(Stored dataset items)
--

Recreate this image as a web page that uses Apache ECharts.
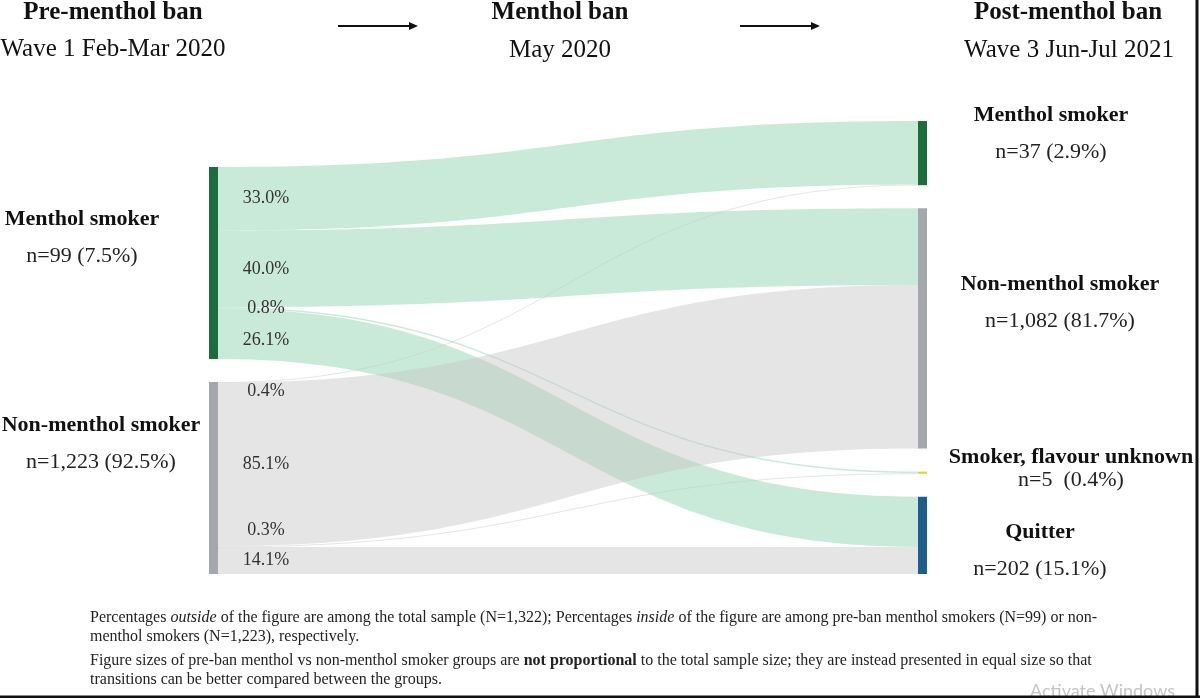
<!DOCTYPE html>
<html>
<head>
<meta charset="utf-8">
<script src="https://cdn.jsdelivr.net/npm/echarts@6/dist/echarts.min.js"></script>
<style>
  html, body { margin: 0; padding: 0; background: #fff; }
  #main { width: 1200px; height: 698px; }
</style>
</head>
<body>
<div id="main"></div>
<script>
// pre-ban groups (left) and wave 3 outcome groups (right)
const leftIds = ['preMenthol', 'preNonMenthol'];
const leftTitles = ['Menthol smoker', 'Non-menthol smoker'];
const leftCounts = ['n=99 (7.5%)', 'n=1,223 (92.5%)'];

const rightIds = ['postMenthol', 'postNonMenthol', 'postUnknown', 'postQuitter'];
const rightTitles = ['Menthol smoker', 'Non-menthol smoker', 'Smoker, flavour unknown', 'Quitter'];
const rightCounts = ['n=37 (2.9%)', 'n=1,082 (81.7%)', 'n=5  (0.4%)', 'n=202 (15.1%)'];

// transitions, percent within each pre-ban group
const fromMenthol = [33.0, 40.0, 0.8, 26.1];
const fromNonMenthol = [0.4, 85.1, 0.3, 14.1];

const SERIF = "'Liberation Serif', 'Times New Roman', serif";
const nodeColors = {
  preMenthol: '#1c6d3b', preNonMenthol: '#a4a8ac',
  postMenthol: '#1c6d3b', postNonMenthol: '#a4a8ac', postUnknown: '#d9d92a', postQuitter: '#1f5e8c'
};
// label placement: [distance from node, vertical offset]
const labelPlace = {
  preMenthol: [127, -25], preNonMenthol: [108, -34],
  postMenthol: [124, -19], postNonMenthol: [133, -26], postUnknown: [144, -4], postQuitter: [113, 15]
};

const chart = echarts.init(document.getElementById('main'));

function nodeItem(id, title, count, side, localY) {
  const lh = id === 'postUnknown' ? 23 : 37;
  const item = {
    name: id,
    itemStyle: { color: nodeColors[id], borderWidth: 0 },
    label: {
      show: true,
      position: side,
      align: 'center',
      distance: labelPlace[id][0],
      offset: [0, labelPlace[id][1]],
      formatter: '{t|' + title + '}\n{n|' + count + '}',
      rich: {
        t: { fontFamily: SERIF, fontWeight: 'bold', fontSize: 22, color: '#111', lineHeight: lh },
        n: { fontFamily: SERIF, fontSize: 22, color: '#222', lineHeight: lh }
      }
    }
  };
  if (localY != null) item.localY = localY;
  return item;
}

function buildNodes(leftLocalY) {
  const nodes = [];
  leftIds.forEach((id, i) => nodes.push(nodeItem(id, leftTitles[i], leftCounts[i], 'left', leftLocalY ? leftLocalY[i] : null)));
  rightIds.forEach((id, i) => nodes.push(nodeItem(id, rightTitles[i], rightCounts[i], 'right', null)));
  return nodes;
}

const links = [];
rightIds.forEach((id, i) => links.push({
  source: 'preMenthol', target: id, value: fromMenthol[i],
  lineStyle: { color: '#a6dcbf', opacity: 0.6 }
}));
rightIds.forEach((id, i) => links.push({
  source: 'preNonMenthol', target: id, value: fromNonMenthol[i],
  lineStyle: { color: '#c6c6c6', opacity: 0.45 }
}));

chart.setOption({
  backgroundColor: '#fff',
  animation: false,
  series: [{
    type: 'sankey',
    left: 209, top: 121, right: 273, bottom: 124,
    nodeWidth: 9,
    nodeGap: 23,
    nodeAlign: 'justify',
    layoutIterations: 0,
    draggable: false,
    emphasis: { disabled: true },
    lineStyle: { curveness: 0.5 },
    data: buildNodes(null),
    links: links
  }]
});

// header, arrows, footnote, frame
const head = (x, y, text, bold) => ({
  type: 'text', x: x, y: y,
  style: { text: text, fill: '#111', font: (bold ? 'bold ' : '') + '25px ' + SERIF, textAlign: 'center', textVerticalAlign: 'middle' }
});
const arrow = (x1, x2, y) => ([
  { type: 'line', shape: { x1: x1, y1: y, x2: x2 - 6, y2: y }, style: { stroke: '#111', lineWidth: 2 } },
  { type: 'polygon', shape: { points: [[x2 - 9, y - 4], [x2, y], [x2 - 9, y + 4]] }, style: { fill: '#111' } }
]);
const noteRich = {
  i: { fontFamily: SERIF, fontSize: 16, fontStyle: 'italic', fill: '#222' },
  b: { fontFamily: SERIF, fontSize: 16, fontWeight: 'bold', fill: '#222' }
};
const note = (y, text) => ({
  type: 'text', x: 90, y: y,
  style: { text: text, rich: noteRich, font: '16px ' + SERIF, fill: '#222', textVerticalAlign: 'middle' }
});

const graphics = [
  head(113, 13, 'Pre-menthol ban', true),
  head(113, 49, 'Wave 1 Feb-Mar 2020', false),
  head(560, 13, 'Menthol ban', true),
  head(560, 50, 'May 2020', false),
  head(1068, 13, 'Post-menthol ban', true),
  head(1069, 50, 'Wave 3 Jun-Jul 2021', false),
  ...arrow(338, 418, 26),
  ...arrow(740, 820, 26),
  note(618, 'Percentages {i|outside} of the figure are among the total sample (N=1,322); Percentages {i|inside} of the figure are among pre-ban menthol smokers (N=99) or non-'),
  note(637, 'menthol smokers (N=1,223), respectively.'),
  note(661, 'Figure sizes of pre-ban menthol vs non-menthol smoker groups are {b|not proportional} to the total sample size; they are instead presented in equal size so that'),
  note(680, 'transitions can be better compared between the groups.'),
  { type: 'text', x: 1030, y: 691, style: { text: 'Activate Windows', fill: '#c4c4c4', font: '18px Lato, sans-serif', textVerticalAlign: 'middle' } },
  { type: 'line', shape: { x1: 1197, y1: 0, x2: 1197, y2: 698 }, style: { stroke: '#111', lineWidth: 3 } },
  { type: 'line', shape: { x1: 0, y1: 697, x2: 1200, y2: 697 }, style: { stroke: '#111', lineWidth: 3 } }
];

try {
  const seriesModel = chart.getModel().getSeriesByIndex(0);
  const graph = seriesModel.getGraph();
  const box = seriesModel.layoutInfo;

  // the left column is laid out from the top; move it down so it ends at the bottom like the right column
  const lastLeft = graph.getNodeById('preNonMenthol').getLayout();
  const shift = box.height - (lastLeft.y + lastLeft.dy);
  const leftY = {};
  const leftLocalY = leftIds.map(id => {
    const l = graph.getNodeById(id).getLayout();
    leftY[id] = l.y + shift;
    return (l.y + shift) / box.height;
  });
  chart.setOption({ series: [{ data: buildNodes(leftLocalY) }] });

  // percent labels at the start of each flow
  const groups = {};
  graph.edges.forEach(e => {
    const nl = e.node1.getLayout();
    const el = e.getLayout();
    const id = e.node1.id;
    const ny = box.y + (leftY[id] != null ? leftY[id] : nl.y);
    if (!groups[id]) groups[id] = { top: ny, bottom: ny + nl.dy, x: box.x + nl.x + nl.dx, items: [] };
    groups[id].items.push({ y: ny + el.sy + el.dy / 2, value: e.getValue() });
  });
  Object.keys(groups).forEach(k => {
    const g = groups[k];
    g.items.sort((a, b) => a.y - b.y);
    g.items.forEach((it, i) => {
      it.y = Math.max(it.y, g.top + 9);
      if (i > 0) it.y = Math.max(it.y, g.items[i - 1].y + 24);
    });
    for (let i = g.items.length - 1; i >= 0; i--) {
      if (i === g.items.length - 1) g.items[i].y = Math.min(g.items[i].y + 6, g.bottom - 14);
      else g.items[i].y = Math.min(g.items[i].y, g.items[i + 1].y - 30);
    }
    g.items.forEach(it => graphics.push({
      type: 'text', x: g.x + 48, y: it.y, z: 10,
      style: { text: it.value.toFixed(1) + '%', fill: '#333', font: '18px ' + SERIF, textAlign: 'center', textVerticalAlign: 'middle' }
    }));
  });
} catch (err) {
  console.log(err);
}

chart.setOption({ graphic: graphics });
</script>
</body>
</html>
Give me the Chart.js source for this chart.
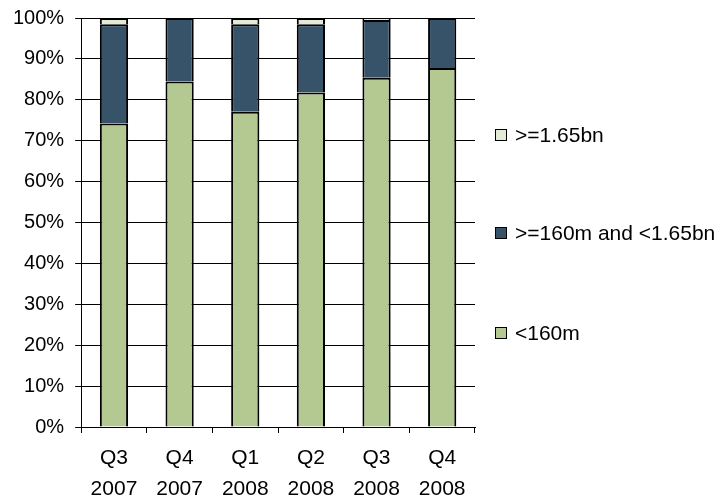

--

▶ Task to carry out:
In the entries above, identify each line that includes the string "this", then copy it.

▶ Finished exercise:
Recreate this image as a web page that uses Apache ECharts.
Give me the Chart.js source for this chart.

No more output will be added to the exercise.